Thursday, July 26, 2012
Hashimoto's - Resolved.
Chris Kresser explains it thoroughly here. Excerpt:
"In the first article in this series, I showed that hypothyroidism is an autoimmune disease in 90% of cases. In this article we’re going to discuss the connection between autoimmune thyroid disease (AITD) and gluten intolerance.
Several studies show a strong link between AITD (both Hashimoto’s and Graves’) and gluten intolerance. [1, 2, 3, 4, 5] The link is so well-established that researchers suggest all people with AITD be screened for gluten intolerance, and vice versa.
What explains the connection? It’s a case of mistaken identity. The molecular structure of gliadin, the protein portion of gluten, closely resembles that of the thyroid gland. When gliadin breaches the protective barrier of the gut, and enters the bloodstream, the immune system tags it for destruction. These antibodies to gliadin also cause the body to attack thyroid tissue. This means if you have AITD and you eat foods containing gluten, your immune system will attack your thyroid.
Even worse, the immune response to gluten can last up to 6 months each time you eat it. This explains why it is critical to eliminate gluten completely from your diet if you have AITD. There’s no “80/20″ rule when it comes to gluten. Being “mostly” gluten-free isn’t going to cut it. If you’re gluten intolerant, you have to be 100% gluten-free to prevent immune destruction of your thyroid."

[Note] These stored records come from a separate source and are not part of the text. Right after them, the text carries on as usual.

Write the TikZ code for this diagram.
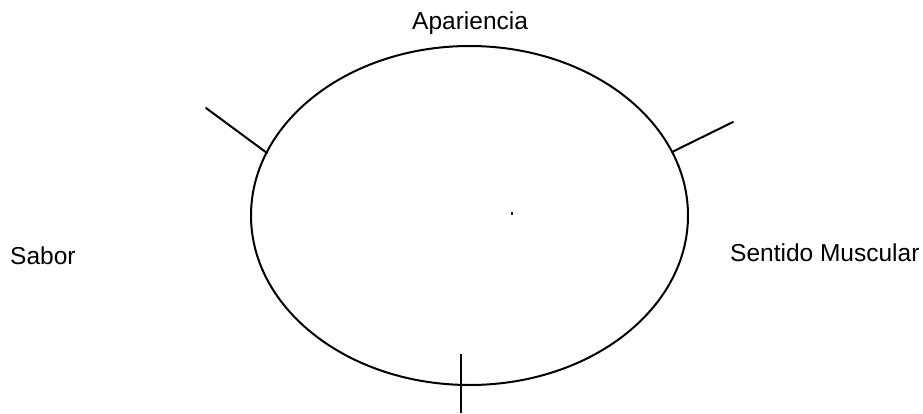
\documentclass[tikz,border=0pt]{standalone}
\usepackage{fontspec}
\setmainfont{Liberation Sans}
\usetikzlibrary{shapes.geometric}
\begin{document}
\begin{tikzpicture}[x=1pt,y=-1pt,
  lbl/.style={anchor=base west,inner sep=0pt,font=\fontsize{24.5}{28}\selectfont},
  ln/.style={line width=2pt,line cap=round}]
\useasboundingbox (0,0) rectangle (923,413);
\node[draw,ellipse,line width=2pt,minimum width=437pt,minimum height=339pt,inner sep=0pt] (e) at (469.5,215.5) {};
\coordinate (l1) at (206,108);
\coordinate (l2) at (267,153);
\coordinate (r1) at (733,122);
\coordinate (r2) at (672,152);
\coordinate (b1) at (461,354);
\coordinate (b2) at (461,413);
\draw[ln] (l1) -- (l2);
\draw[ln] (r1) -- (r2);
\draw[ln,line cap=butt] (b1) -- (b2);
\node[lbl] (ap) at (412,29) {Apariencia};
\node[lbl] (sa) at (10,264) {Sabor};
\node[lbl] (sm) at (730,261) {Sentido Muscular};
\fill (511,211.5) rectangle (513,214.5);
\end{tikzpicture}
\end{document}
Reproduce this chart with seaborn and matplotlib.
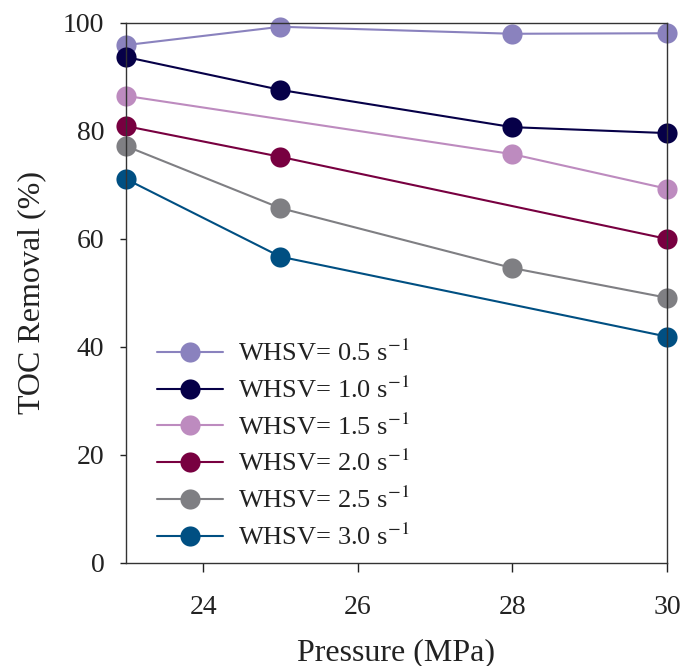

During the year and a half that I've been eating a modified paleo diet, which is wheat- and grain-free, I've had several blood tests to monitor my thyroid levels. My thyroid gland seemed to be coming back to life; my medication was reduced by 2/3 in the diet's first year. Blood tests showed that my thyroid antibodies have been steadily decreasing.

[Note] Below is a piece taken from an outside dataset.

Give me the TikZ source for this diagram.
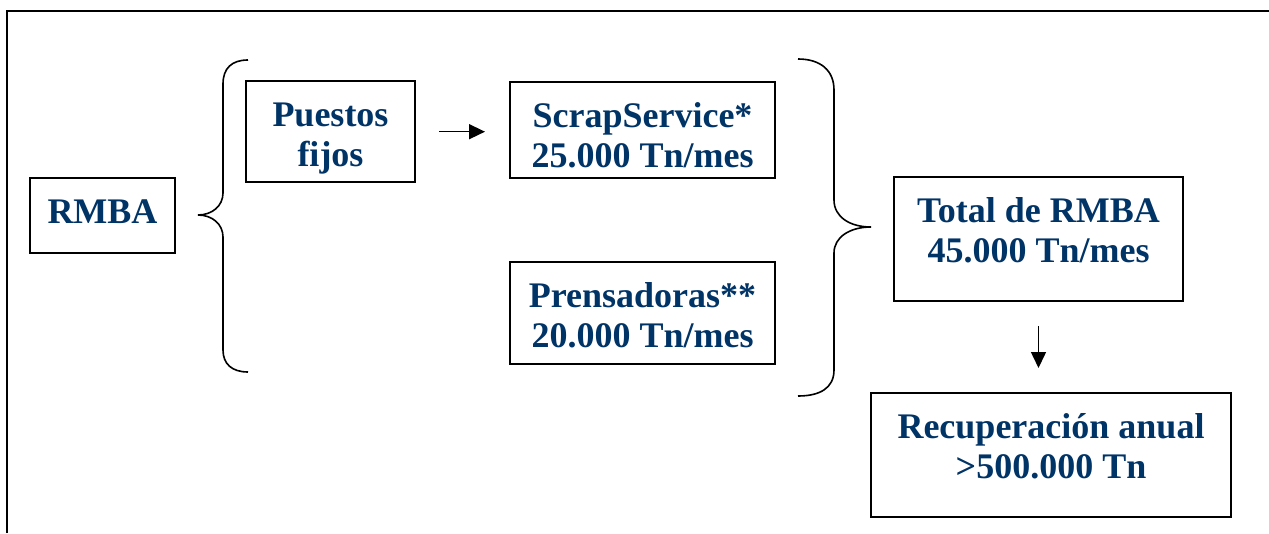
\documentclass[tikz,border=0pt]{standalone}
\usepackage{fontspec}
\setmainfont{Liberation Serif}
\usetikzlibrary{arrows.meta,calc}
\definecolor{txtblue}{RGB}{0,51,102}
\newcommand{\toprule}{\rule{0pt}{45pt}}
\newcommand{\botrule}[1]{\rule[-#1pt]{0pt}{#1pt}}
\tikzset{
  box/.style={draw=black, line width=2pt, inner sep=0pt, align=center,
    text=txtblue, font=\fontsize{36}{40.5}\selectfont\bfseries},
  arr/.style={line width=1.5pt, -{Triangle[length=16pt,width=15pt]}},
  brace/.style={line width=1.6pt},
  frame/.style={line width=2pt}
}
\begin{document}
\begin{tikzpicture}[x=1pt,y=-1pt]
\useasboundingbox (0,0) rectangle (1269,533);
\draw[frame] (7,533) -- (7,11) -- (1269,11);

\node[box, minimum width=145pt, minimum height=73pt] (rmba) at (102.5,215.5)
  {\toprule RMBA\botrule{29.4}};
\node[box, minimum width=169pt, minimum height=97pt] (puestos) at (330.5,131.5)
  {\toprule Puestos\\fijos\botrule{15.5}};
\node[box, minimum width=265pt, minimum height=94pt] (scrap) at (642.5,130)
  {\toprule ScrapService*\\25.000 Tn/mes\botrule{10}};
\node[box, minimum width=265pt, minimum height=97pt] (prens) at (642.5,313.3)
  {\toprule Prensadoras**\\20.000 Tn/mes\botrule{16.5}};
\node[box, minimum width=289pt, minimum height=120pt] (total) at (1038.5,239)
  {\toprule Total de RMBA\\45.000 Tn/mes\botrule{38.5}};
\node[box, minimum width=360pt, minimum height=120pt] (recup) at (1051,455)
  {\toprule Recuperación anual\\>500.000 Tn\botrule{38.5}};

% left brace
\draw[brace] (248,60) .. controls (232,60) and (223,68) .. (223,84)
  -- (223,193) .. controls (223,206) and (212,215) .. (198,215)
  .. controls (212,215) and (223,224) .. (223,237)
  -- (223,350) .. controls (223,364) and (232,372) .. (248,372);
% right brace
\draw[brace] (798,59) .. controls (820,59) and (834,70) .. (834,90)
  -- (834,200) .. controls (834,217) and (850,227) .. (871,227)
  .. controls (850,227) and (834,237) .. (834,253)
  -- (834,370) .. controls (834,388) and (820,396) .. (798,396);

\draw[arr, shorten <=23pt, shorten >=24pt] (puestos.east |- 0,131.7) -- (scrap.west |- 0,131.7);
\draw[arr, shorten <=24pt, shorten >=24pt] (total.south) -- (total.south |- recup.north);
\end{tikzpicture}
\end{document}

On July 11, 2012, my doctor wrote "No thyroid antibodies. Hashimoto's - resolved" on my blood test. I asked him if that meant I no longer had an autoimmune disease. He replied, "You no longer have an autoimmune disease." When I asked what he considered the reason for the antibodies' disappearance, he said, "Probably the wheat."

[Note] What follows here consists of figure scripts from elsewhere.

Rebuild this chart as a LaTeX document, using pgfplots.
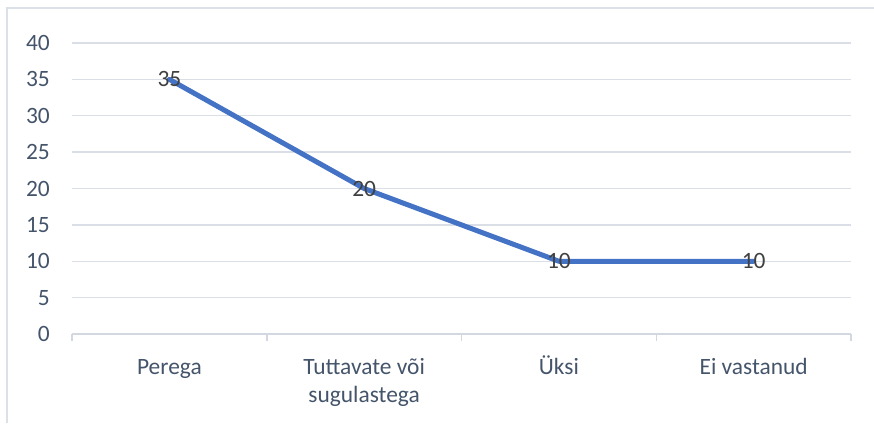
\documentclass[border=0pt]{standalone}
\usepackage{pgfplots}
\pgfplotsset{compat=1.18}
\usepackage{fontspec}
\setmainfont{Carlito}
\definecolor{lineblue}{HTML}{4472C4}
\definecolor{gridc}{HTML}{D9DEE7}
\definecolor{axisc}{HTML}{D3D8E0}
\definecolor{labc}{HTML}{44546A}
\definecolor{datac}{HTML}{404040}
\definecolor{framec}{HTML}{DCE0E8}
\begin{document}
\begin{tikzpicture}[x=1bp,y=1bp]
\useasboundingbox (0,0) rectangle (874,423);
\draw[framec, line width=1.5bp] (7,0) -- (7,415) -- (874,415);
\begin{axis}[
  at={(72bp,89bp)}, anchor=south west,
  width=779bp, height=291bp, scale only axis=true,
  xmin=-0.5, xmax=3.5, ymin=0, ymax=40,
  ytick={0,5,...,40},
  /pgf/number format/assume math mode=true,
  xtick={0,1,2,3},
  xticklabels={Perega\vphantom{Ü},{Tuttavate või\vphantom{Ü}\\sugulastega},Üksi,Ei vastanud\vphantom{Ü}},
  major tick length=0pt,
  extra x ticks={-0.5,0.5,1.5,2.5,3.5},
  extra x tick labels={},
  extra x tick style={major tick length=7bp, tick align=outside, grid=none,
    tick style={axisc, line width=1.5bp}},
  axis x line*=bottom,
  axis y line*=left,
  y axis line style={draw=none},
  x axis line style={axisc, line width=1.5bp, -},
  ymajorgrids=true,
  grid style={gridc, line width=1.5bp},
  tick label style={font=\fontsize{23.5}{27.5}\selectfont, text=labc},
  yticklabel style={inner sep=0pt, anchor=east},
  yticklabel shift=22bp,
  xticklabel style={align=center, inner sep=0pt, anchor=north},
  xticklabel shift=22bp,
  clip=false,
  every node near coord/.append style={anchor=center, font=\fontsize{23.5}{27.5}\selectfont, text=datac},
]
\addplot[lineblue, line width=5bp, line join=round, line cap=round, mark=none,
  nodes near coords, point meta=explicit symbolic]
  coordinates {(0,35) [35] (1,20) [20] (2,10) [10] (3,10) [10]};
\end{axis}
\end{tikzpicture}
\end{document}
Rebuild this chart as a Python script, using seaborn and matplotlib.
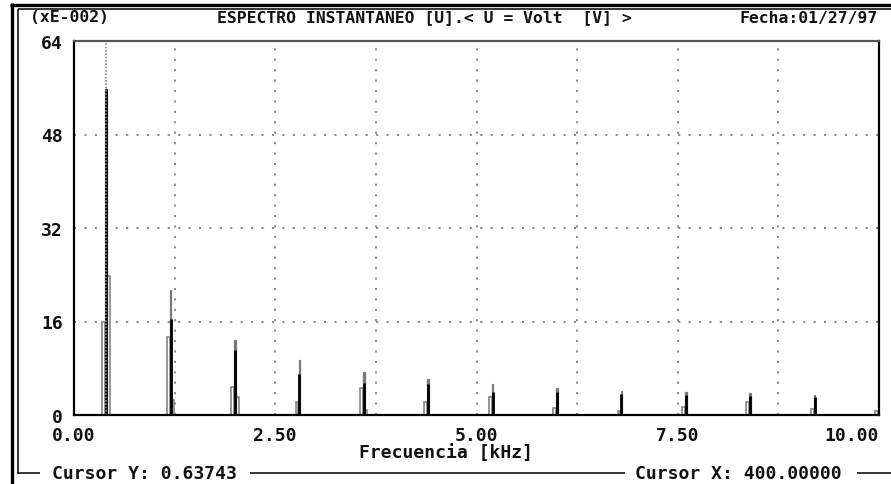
import numpy as np
import pandas as pd
import matplotlib
matplotlib.use("Agg")
import matplotlib.pyplot as plt
from matplotlib.lines import Line2D
import seaborn as sns

# ---------------- data ----------------
harm_khz = [0.4, 1.2, 2.0, 2.8, 3.6, 4.4, 5.2, 6.0, 6.8, 7.6, 8.4, 9.2, 10.0]
peak_top = [55.8, 21.4, 12.8, 9.4, 7.4, 6.2, 5.3, 4.6, 4.1, 3.9, 3.8, 3.4, 3.3]
peak_core = [55.8, 16.5, 11.1, 7.0, 5.5, 5.3, 3.9, 4.0, 3.6, 3.4, 3.3, 3.0, 3.0]
side_left = [16.0, 13.4, 4.8, 2.2, 4.6, 2.2, 3.1, 1.2, 0.7, 1.4, 2.2, 1.0, 0.7]
side_right = [23.8, 2.6, 3.1, 0.0, 0.9, 0.0, 0.0, 0.0, 0.0, 0.0, 0.0, 0.0, 0.0]
cursor_x_hz = 400.0
cursor_y = 0.63743

x_ticks = [0.0, 2.5, 5.0, 7.5, 10.0]
x_tick_labels = ["0.00", "2.50", "5.00", "7.50", "10.00"]
y_ticks = [0, 16, 32, 48, 64]
y_tick_labels = ["0", "16", "32", "48", "64"]
x_grid = [1.25, 2.5, 3.75, 5.0, 6.25, 7.5, 8.75]
y_grid = [16, 32, 48]

title_text = "ESPECTRO INSTANTANEO [U].< U = Volt  [V] >"
scale_text = "(xE-002)"
date_text = "Fecha:01/27/97"
x_label = "Frecuencia [kHz]"

# ---------------- style ----------------
sns.set_theme(style="white")
plt.rcParams["font.family"] = ["DejaVu Sans Mono", "DejaVu Sans"]
plt.rcParams["font.weight"] = "bold"

W, H = 891, 485
fig = plt.figure(figsize=(W / 100, H / 100), dpi=100)
fig.patch.set_facecolor("white")
ax = fig.add_axes([74 / W, 69 / H, 805 / W, 374 / H])
ax.set_facecolor("white")

GRAY = "#7a7a7a"

# dotted grid
ax.vlines(x_grid, 0, 64, colors="#8c8c8c", linestyles=(0, (1, 4)),
          linewidth=1.5, zorder=1)
ax.hlines(y_grid, 0, 10, colors="#8c8c8c", linestyles=(0, (1, 4)),
          linewidth=1.5, zorder=1)

# side (hollow) bins
df_l = pd.DataFrame({"f": np.array(harm_khz) - 0.03, "h": side_left})
sns.barplot(data=df_l, x="f", y="h", native_scale=True, width=0.035 / 0.8,
            color="white", edgecolor=GRAY, linewidth=1.1, saturation=1,
            errorbar=None, ax=ax, zorder=2)
df_r = pd.DataFrame({"f": np.array(harm_khz) + 0.03, "h": side_right})
sns.barplot(data=df_r, x="f", y="h", native_scale=True, width=0.03 / 0.8,
            color="white", edgecolor=GRAY, linewidth=1.1, saturation=1,
            errorbar=None, ax=ax, zorder=2)
# main thin bins
df_m = pd.DataFrame({"f": harm_khz, "h": peak_top})
sns.barplot(data=df_m, x="f", y="h", native_scale=True, width=0.022 / 0.8,
            color=GRAY, edgecolor=GRAY, linewidth=0.9, saturation=1,
            errorbar=None, ax=ax, zorder=3)
ax.vlines(harm_khz, 0, peak_core, colors="black", linewidth=2.0, zorder=4)

# cursor line
ax.vlines(cursor_x_hz / 1000.0, 0, cursor_y * 100, colors="#8a8a8a",
          linestyles=(0, (1, 1)), linewidth=1.2, zorder=5)

ax.set_xlim(0, 10)
ax.set_ylim(0, 64)
ax.grid(False)

ax.set_xticks(x_ticks)
ax.set_xticklabels(x_tick_labels)
ax.set_yticks(y_ticks)
ax.set_yticklabels(y_tick_labels)
ax.tick_params(which="both", length=0)
ax.tick_params(axis="x", pad=8, labelsize=13)
ax.tick_params(axis="y", pad=8, labelsize=13)
xl = ax.get_xticklabels()
xl[-1].set_horizontalalignment("right")
for t in ax.get_xticklabels() + ax.get_yticklabels():
    t.set_fontweight("bold")
    t.set_color("#111111")

ax.set_ylabel("")
ax.set_xlabel(x_label, fontsize=13, fontweight="bold", color="#111111")
ax.xaxis.set_label_coords((446 - 74) / 805, (416 - 445) / 374)

for s in ["left", "bottom", "right"]:
    ax.spines[s].set_color("black")
    ax.spines[s].set_linewidth(1.6)
ax.spines["top"].set_color("#555555")
ax.spines["top"].set_linewidth(1.6)
for s in ax.spines.values():
    s.set_zorder(6)
    s.set_visible(True)

# header texts
fig.text(30 / W, 1 - 18 / H, scale_text, ha="left", va="center",
         fontsize=11.8, fontweight="bold", color="#111111")
fig.text(217 / W, 1 - 18 / H, title_text, ha="left", va="center",
         fontsize=11.8, fontweight="bold", color="#111111")
fig.text(878 / W, 1 - 18 / H, date_text, ha="right", va="center",
         fontsize=11.8, fontweight="bold", color="#111111")

# bottom status line
fig.text(52 / W, 1 - 474 / H, f"Cursor Y: {cursor_y:.5f}", ha="left",
         va="center", fontsize=13, fontweight="bold", color="#111111")
fig.text(635 / W, 1 - 474 / H, f"Cursor X: {cursor_x_hz:.5f}", ha="left",
         va="center", fontsize=13, fontweight="bold", color="#111111")


def fline(xs, ys, lw, color="black"):
    fig.add_artist(Line2D([x / W for x in xs], [1 - y / H for y in ys],
                          transform=fig.transFigure, color=color,
                          linewidth=lw, solid_capstyle="butt"))


# frame decorations
fline([11.5, 11.5], [4, 485], 2.4)
fline([10, 891], [5.5, 5.5], 2.4)
fline([18, 18], [10, 474.5], 1.1)
fline([17.5, 891], [10, 10], 1.1)
fline([17.5, 40], [474, 474], 1.1)
fline([250, 625], [474, 474], 1.1)
fline([857, 891], [474, 474], 1.1)

fig.savefig("out.png", dpi=100)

I have never had ANY other symptoms of gluten intolerance; if I had, it probably would have been picked up much earlier in my life. In the last year I have learned enough about wheat to realize that it is something I never want to eat again.
Perhaps this post will help you understand why people you know are serious about avoiding wheat. Perhaps this post will help someone with thyroid issues, or other autoimmune diseases; wheat is a culprit in many of them, as well.
Remembering that we are all to some extent metabolically unique, we can begin to understand that food can be a major player in many health issues. Cure Hashimoto's with food choices? Apparently so.
I won't lie and say it's easy, but there's something supremely motivating about reclaiming health territory once lost. My deepest thanks to my stepson for his patient, non-preachy sharing of information, books and links about diet and the gluten-thyroid connection. Be well.